After high school, he took a part-time job with a store in a local “move it yourself” chain. The store – on University Avenue, in Frogtown – was a tumbledown wreck, a dysfunctional mess. Will started as a part-time employee, and in six months was not only managing the place, but had turned it into the region’s star performer. I talked with another store manager in the chain after Will had been there a year and a half or so; “You’re Will‘s stepdad?”, the guy exclaimed. “He’s a rock star in the region!”

He met his fiance, Eve, back in high school. The idealist in me sees the kind of story you want to see in this day and age; they met, they got together, they dated for years; even after she moved back to New York, they had a commuter relationship for several years (and it worked!), he finally moved to New York a few years ago (aided by the company, where he was considered such a key performer that they gave him a regional management job in their Metro NYC office when he said he wanted to move), they got engaged.

The cynic in me thinks…

…oh, who cares what the cynic thinks. I’m going to shut him up for a while.
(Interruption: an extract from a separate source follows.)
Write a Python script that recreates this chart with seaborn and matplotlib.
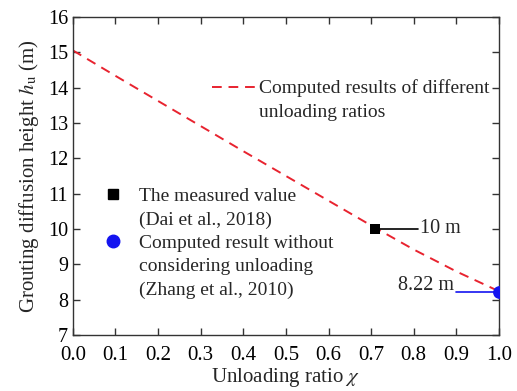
import matplotlib
matplotlib.use("Agg")
import matplotlib.pyplot as plt
from matplotlib.lines import Line2D
import seaborn as sns
import numpy as np

# ---- data ----
ratio = [0.0, 0.1, 0.2, 0.3, 0.4, 0.5, 0.6, 0.7, 0.8, 0.9, 1.0]
height = [15.05, 14.33, 13.62, 12.91, 12.20, 11.50, 10.80, 10.10, 9.42, 8.80, 8.24]
measured_x = [0.71]
measured_y = [10.0]
zhang_x = [1.0]
zhang_y = [8.22]
x_ticks = [0.0, 0.1, 0.2, 0.3, 0.4, 0.5, 0.6, 0.7, 0.8, 0.9, 1.0]
y_ticks = [7, 8, 9, 10, 11, 12, 13, 14, 15, 16]

RED = "#e8232f"
BLUE = "#1414f0"

sns.set_style("ticks")
plt.rcParams["font.family"] = ["Liberation Serif", "DejaVu Serif"]
plt.rcParams["mathtext.fontset"] = "stix"

fig = plt.figure(figsize=(5.17, 3.91), dpi=100)
ax = fig.add_axes([0.141, 0.143, 0.824, 0.814])

sns.lineplot(x=ratio, y=height, ax=ax, color=RED, linewidth=1.4,
             linestyle=(0, (5, 3.5)), legend=False)
sns.scatterplot(x=measured_x, y=measured_y, ax=ax, marker="s", color="black",
                s=50, edgecolor="black", linewidth=0, zorder=5, legend=False)
sns.scatterplot(x=zhang_x, y=zhang_y, ax=ax, marker="o", color=BLUE,
                s=85, edgecolor=BLUE, linewidth=0, zorder=5, legend=False)

# annotation leader lines and labels
ax.plot([measured_x[0], measured_x[0] + 0.10], [measured_y[0]] * 2,
        color="black", linewidth=1.2, zorder=4)
ax.text(measured_x[0] + 0.105, measured_y[0], "10 m", fontsize=14.5,
        va="center", ha="left")
ax.plot([zhang_x[0] - 0.10, zhang_x[0]], [zhang_y[0]] * 2,
        color=BLUE, linewidth=1.2, zorder=4)
ax.text(zhang_x[0] - 0.105, zhang_y[0] + 0.17, "8.22 m", fontsize=14.5,
        va="center", ha="right")

ax.set_xlim(0, 1.0)
ax.set_ylim(7, 16)
ax.set_xticks(x_ticks)
ax.set_xticklabels([f"{t:.1f}" for t in x_ticks])
ax.set_yticks(y_ticks)
ax.tick_params(direction="in", top=True, right=True, length=5, width=1,
               labelsize=15, colors="#333333", labelcolor="black")
ax.tick_params(axis="x", pad=7.5)
ax.tick_params(axis="y", labelsize=14.5)
for sp in ax.spines.values():
    sp.set_color("#333333")
    sp.set_linewidth(1.0)

ax.set_xlabel(r"Unloading ratio $\chi$", fontsize=15, labelpad=1)
ax.set_ylabel(r"Grouting diffusion height $h_\mathrm{u}$ (m)", fontsize=15,
              labelpad=5)

blank = Line2D([], [], linestyle="none")
# legend 1: computed line
h1 = Line2D([], [], color=RED, linewidth=1.4, linestyle=(0, (5, 3.5)))
leg1 = ax.legend([h1, blank], ["Computed results of different", "unloading ratios"],
                 loc="center left", bbox_to_anchor=(0.410, 0.744),
                 bbox_transform=fig.transFigure, frameon=False, fontsize=14,
                 handlelength=2.4, handletextpad=0.0, borderpad=0,
                 borderaxespad=0, labelspacing=0.3)
ax.add_artist(leg1)

# legend 2: markers
hs = Line2D([], [], marker="s", color="black", linestyle="none", markersize=7)
hc = Line2D([], [], marker="o", color=BLUE, linestyle="none", markersize=9)
leg2 = ax.legend([hs, blank, hc, blank, blank],
                 ["The measured value", "(Dai et al., 2018)",
                  "Computed result without", "considering unloading",
                  "(Zhang et al., 2010)"],
                 loc="center left", bbox_to_anchor=(0.1998, 0.378),
                 bbox_transform=fig.transFigure, frameon=False, fontsize=14,
                 handlelength=1.0, handletextpad=0.85, borderpad=0,
                 borderaxespad=0, labelspacing=0.3)

fig.savefig("out.png", dpi=100)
Anyway. I’m proud of him. And happy for him.

Will has one thing I really envy; having lived in one place into his early twenties, he has one, big, close-knit group of friends, the same people who’ve been in his life since way back when I knew him. It was fun seeing them all again, all grown-up and…adult, in a way that I’d never expected ten-odd years ago. I talked with some of them for the first time in close to ten years; scatterbrained teenagers had turned into…
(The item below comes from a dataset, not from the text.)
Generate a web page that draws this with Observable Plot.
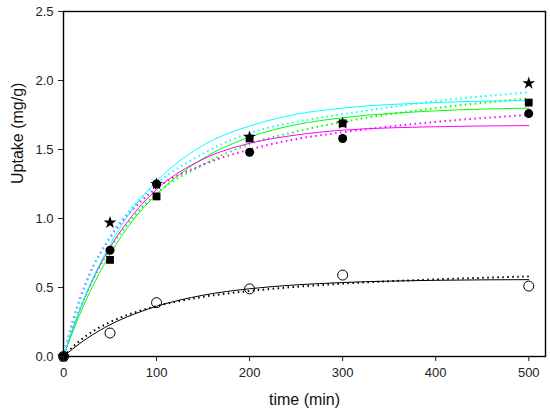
<!DOCTYPE html>
<html>
<head>
<meta charset="utf-8">
<script src="https://cdn.jsdelivr.net/npm/d3@7"></script>
<script src="https://cdn.jsdelivr.net/npm/@observablehq/plot@0.6"></script>
<style>
  html, body { margin: 0; padding: 0; background: #fff; }
</style>
</head>
<body>
<div id="chart"></div>
<script>
// Measured data (time in min, uptake in mg/g)
const times = [0, 50, 100, 200, 300, 500];
const starVals = [0, 0.97, 1.25, 1.59, 1.69, 1.98];
const squareVals = [0, 0.70, 1.16, 1.58, 1.69, 1.84];
const dotVals = [0, 0.77, 1.25, 1.48, 1.58, 1.76];
const openVals = [0, 0.17, 0.39, 0.49, 0.59, 0.51];

// Fitted curves
const fitTimes = [0, 10, 25, 50, 75, 100, 150, 200, 250, 300, 400, 500];
const cyanSolid = [0, 0.20, 0.465, 0.81, 1.075, 1.27, 1.53, 1.67, 1.755, 1.80, 1.84, 1.855];
const cyanDotted = [0, 0.25, 0.54, 0.87, 1.09, 1.25, 1.47, 1.62, 1.70, 1.755, 1.85, 1.915];
const greenSolid = [0, 0.18, 0.42, 0.74, 0.99, 1.175, 1.435, 1.59, 1.68, 1.73, 1.78, 1.80];
const greenDotted = [0, 0.21, 0.46, 0.78, 1.01, 1.18, 1.39, 1.54, 1.63, 1.70, 1.80, 1.87];
const magentaSolid = [0, 0.20, 0.46, 0.79, 1.03, 1.21, 1.43, 1.545, 1.605, 1.64, 1.665, 1.673];
const magentaDotted = [0, 0.26, 0.55, 0.86, 1.07, 1.22, 1.39, 1.50, 1.575, 1.625, 1.70, 1.75];
const blackSolid = [0, 0.056, 0.13, 0.23, 0.305, 0.364, 0.444, 0.491, 0.519, 0.536, 0.552, 0.557];
const blackDotted = [0, 0.07, 0.153, 0.249, 0.316, 0.365, 0.432, 0.475, 0.505, 0.528, 0.559, 0.58];

const xTicks = [0, 100, 200, 300, 400, 500];
const yTicks = [0, 0.5, 1.0, 1.5, 2.0, 2.5];
const xLabel = "time (min)";
const yLabel = "Uptake (mg/g)";

const rows = (ys) => fitTimes.map((t, i) => ({t, q: ys[i]}));
const pts = (ys) => times.map((t, i) => ({t, q: ys[i]}));

const solid = (ys, color) => Plot.line(rows(ys), {x: "t", y: "q", stroke: color, strokeWidth: 1, curve: "monotone-x"});
const dotted = (ys, color) => Plot.line(rows(ys), {x: "t", y: "q", stroke: color, strokeWidth: 2, strokeDasharray: "1.5,3.5", strokeLinecap: "butt", curve: "monotone-x"});

const chart = Plot.plot({
  width: 550,
  height: 418,
  marginLeft: 63,
  marginRight: 5,
  marginTop: 11,
  marginBottom: 62,
  style: {fontFamily: "'Liberation Sans', Arial, sans-serif", fontSize: "13px", color: "#222", background: "#fff"},
  x: {domain: [0, 518]},
  y: {domain: [0, 2.5]},
  marks: [
    solid(blackSolid, "#000"),
    dotted(blackDotted, "#000"),
    solid(greenSolid, "#00ff00"),
    dotted(greenDotted, "#00ff00"),
    solid(magentaSolid, "#ff00ff"),
    dotted(magentaDotted, "#ff00ff"),
    solid(cyanSolid, "#00ffff"),
    dotted(cyanDotted, "#00ffff"),
    Plot.dot(pts(openVals), {x: "t", y: "q", r: 5, stroke: "#000", strokeWidth: 1, fill: "none"}),
    Plot.dot(pts(starVals), {x: "t", y: "q", r: 4, fill: "#000", symbol: "star"}),
    Plot.dot(pts(squareVals), {x: "t", y: "q", r: 4.4, fill: "#000", symbol: "square"}),
    Plot.dot(pts(dotVals), {x: "t", y: "q", r: 4.5, fill: "#000", symbol: "circle"}),
    Plot.frame({stroke: "#000", strokeWidth: 1.4}),
    Plot.axisX({ticks: xTicks, tickSize: 5, tickPadding: 6, label: null, fontSize: 13}),
    Plot.axisY({ticks: yTicks, tickSize: 5, tickPadding: 5, tickFormat: d3.format(".1f"), label: null, fontSize: 13}),
    Plot.text([xLabel], {frameAnchor: "bottom", dy: 48, fontSize: 16, fill: "#111"}),
    Plot.text([yLabel], {frameAnchor: "left", dx: -46, rotate: -90, fontSize: 16, fill: "#111"})
  ]
});
document.getElementById("chart").appendChild(chart);
</script>
</body>
</html>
…well, all manner of adults. Noah – Will’s main pal back then, with whom Will got into all sorts of scrapes and trouble and plenty of fun as well, is a construction project manager (he does a ton of work for a former employer; we know some of the same people), married, with a one-year-old.
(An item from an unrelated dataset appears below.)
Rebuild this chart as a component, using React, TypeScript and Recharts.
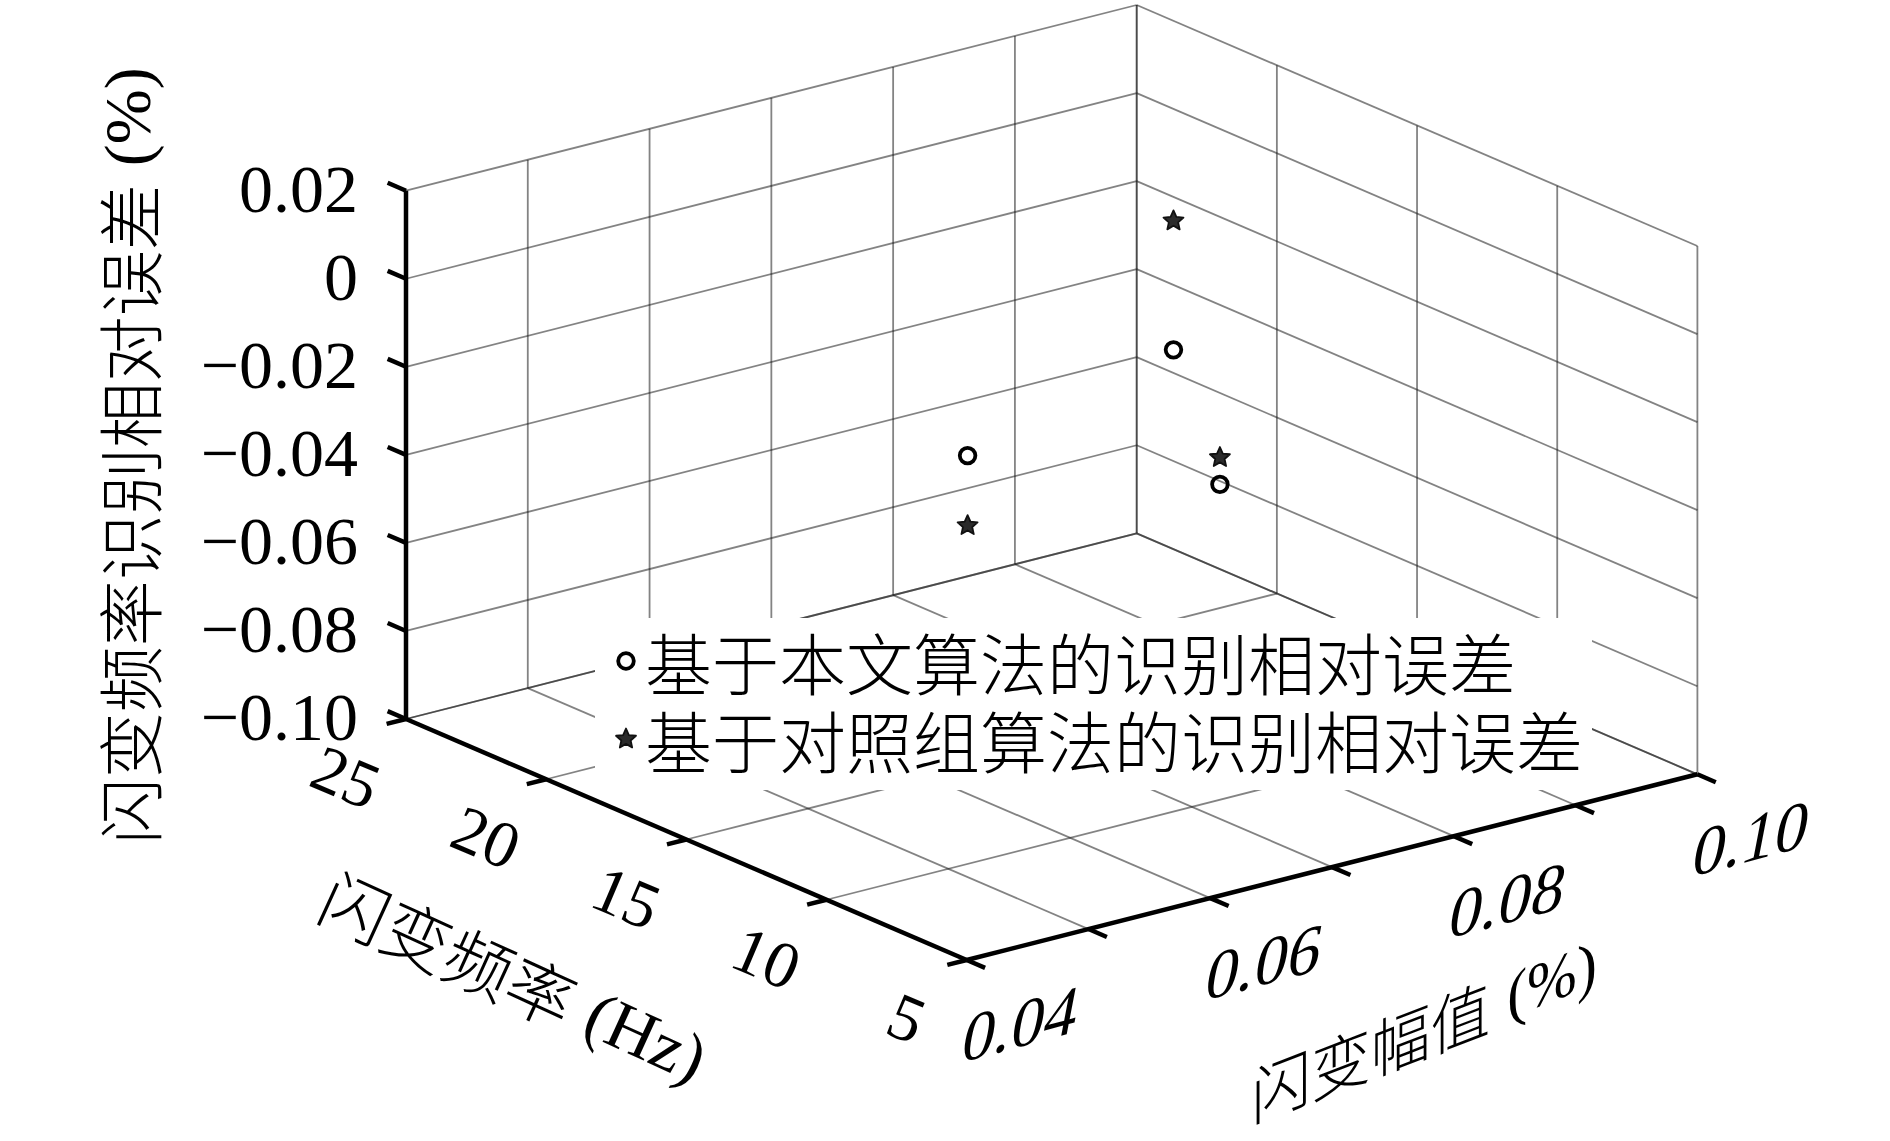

It kinda gave me some hope, I thought, after I got home and dealt with another day of Zam-related turmoil.


And the cold whack upside the head of realizing that Will is almost exactly the same age, now, as I was when I met his mother. Was I really that…young, then?

Don’t start singing “The Circle of Life” on me, capisce?

Anyway – congrats, Will and Eve. Can’t wait for the wedding.

6 Responses to “Eighteen Sudden Years”

  1. Kermit Says:

    Was I really that…young, then?
    Yes, and you had hair on hyour head, too. Welcome to the continuum.

  2. Chuck Says:

    Want to feel old……I’m not that old yet…..35, so getting there….but I recall…say 1982 easily. The current events (yes, I was a political geek then), music, tV shows, movies, etc.

    That would be the equivelent to someone in 1982 saying he/she recalls 1957 with detail.

  3. Mitch Says:

    I was born in December of ’62. Events I recall clearly:

    * Martin Luther King’s assassination on the radio
    * Neighborhood kid being killed in the Tet offensive.
    * RFK assassination
    * The Biafra War
    * The Moon landing

  4. Troy Says:

    *sings* The circle of li…
    Ow! My knee!

  5. flash Says:

    Glad to hear Willie is doing well. He bailed me out of several wickets when I needed a social escape and the kids were still young enough to need a sitter. I was traversing the early days of single parent hood and without Willie it would have been even more of a struggle. Of course, he got unlimited computer/chat time *laughing*

    Wish him my Best!!

    As for earliest memories. I distinctly recall sitting Indian style on the hardwood floor of Mom and Dads place watching John Kennedy’s funeral. I looked up at Mom and asked why the boots were on backwards of the horse (Black Jack(. I was just over three yhears old, three months older then John John.

    Flash

  6. chele Says:

    My earliest memory is sitting under the ironing board as my mother was ironing sheets (yeah… and people wonder where *my* Martha Stewart tendencies come from) and she suddenly started crying and screamed “MY GOD, THEY SHOT HIM!” I was a week away from being 3 years old.